By spring, I looked at our available
credit and began playing the game with low-interest or no-interest accounts. We
got hit with some major unexpected expenses, but opening a new business credit
card with 0-percent interest and $300 cash back has bought me a year to make
payments. Without our available credit, we would not have had enough cash to
cover the unexpected expenses this past year. 

So what credit cards do you have, and why
did you choose them?

We have a few. First is the Chase
Ink Business Unlimited Credit Card
.
After researching many banks, we chose Chase for our business account because
of their low balance requirements and wide-range of location options.

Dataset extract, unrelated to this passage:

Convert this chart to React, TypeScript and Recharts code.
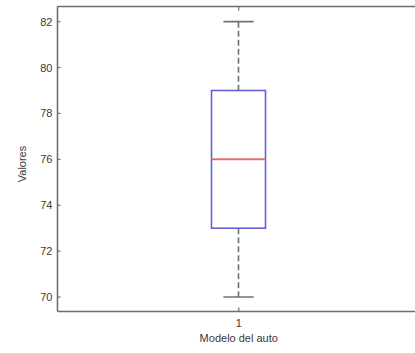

The Ink
card fit the needs of our small business without an annual fee, it offers cash
back rewards on purchases, and zero interest for the first year. We
also have a Chase Freedom card that is used solely for fuel and gas for the boat,
dinghy and cars.

In 2006, we were cruising a lot, so we
opened a Royal Caribbean Visa Signature Card from Bank of America to take advantage of the rewards for
cruising. We kept the account open but never used it. Bank of America sent us
an offer for a 0-percent balance transfer for one year, so we used it for some big unexpected maintenance
expenses. 

We have a couple of personal cards, too.
The Tampa Postal Credit Union credit card is not used for business expenses and has a low interest
rate and rewards. I [also] have the Simmons
Bank credit card. Although it’s a
personal card that I kept open but never used, when we needed to carry a credit
a few months ago, I did use it. This card has a low interest rate, which bought
us a few months. 

Lastly, we have the Citi
Diamond Preferred Card
. This is our emergency credit card. We used this card when we were hit with a large
unexpected expense, then used our low-interest and balance-transfer options to
pay off the debt.

Tip: Unless you travel frequently with the same cruise line, a travel rewards credit card is the way to sail. Find out what the best cards for cruises are so you can sail the high seas in style.

What do you typically charge?

Sailing Kuma Too’s major expense is upkeep. It’s a beautiful boat that has been well taken care of, but it is a still 13 years old. In addition to regular monthly maintenance that was properly budgeted, we’ve had to pay about $30,000 in extra maintenance this year. We use credit cards for every business purchase to take advantage of our rewards programs. Business expenses include fuel, accounting software, marketing, provisioning for charters, and marina and licensing fees. 

Because of all the charging, we do accumulate a lot of rewards. Both Chase cards offer cash back and that money goes right back to paying down the card. The Bank of America rewards are only redeemable on Royal Caribbean cruises. The Tampa Postal credit card points we use mostly for hotels because we’ve found that to be the best value.

See related: Business credit card tips for beating the January blues

How do you handle your accounts? Keep a running balance, pay it all off?

I use QuickBooks. I consider myself to be very detailed, as I attach receipts and properly allocate each transaction. That includes $2.50-ice-bag purchases for each charter. I prefer to pay the credit cards off each month, but at this point in the business, we are keeping a running balance and paying it down slowly.

The amount paid on each card is decided by the APR or possible need to use the card for a specific transaction. For example, we will be sailing out of the county in January and February, so I have paid off the credit card with the lowest foreign transaction fee.

See related: Best no foreign transaction fee cards

What lessons have you learned about borrowing money along the way? 

The most important thing about borrowing money is to make meaningful payments every month. Life happens, credit cards can be a good thing to get you out of a pinch, but if you spend more than you are paying off each month, you’ll drown. The last few months, we have had to rack up more debt than I have ever had in my entire life. It’s really scary, but our business is bringing in cash. I am able to make substantial payments each month and the debt is slowly diminishing. 

Also, I would recommend opening and having credit available before starting your business. It is so much harder to get as a new business.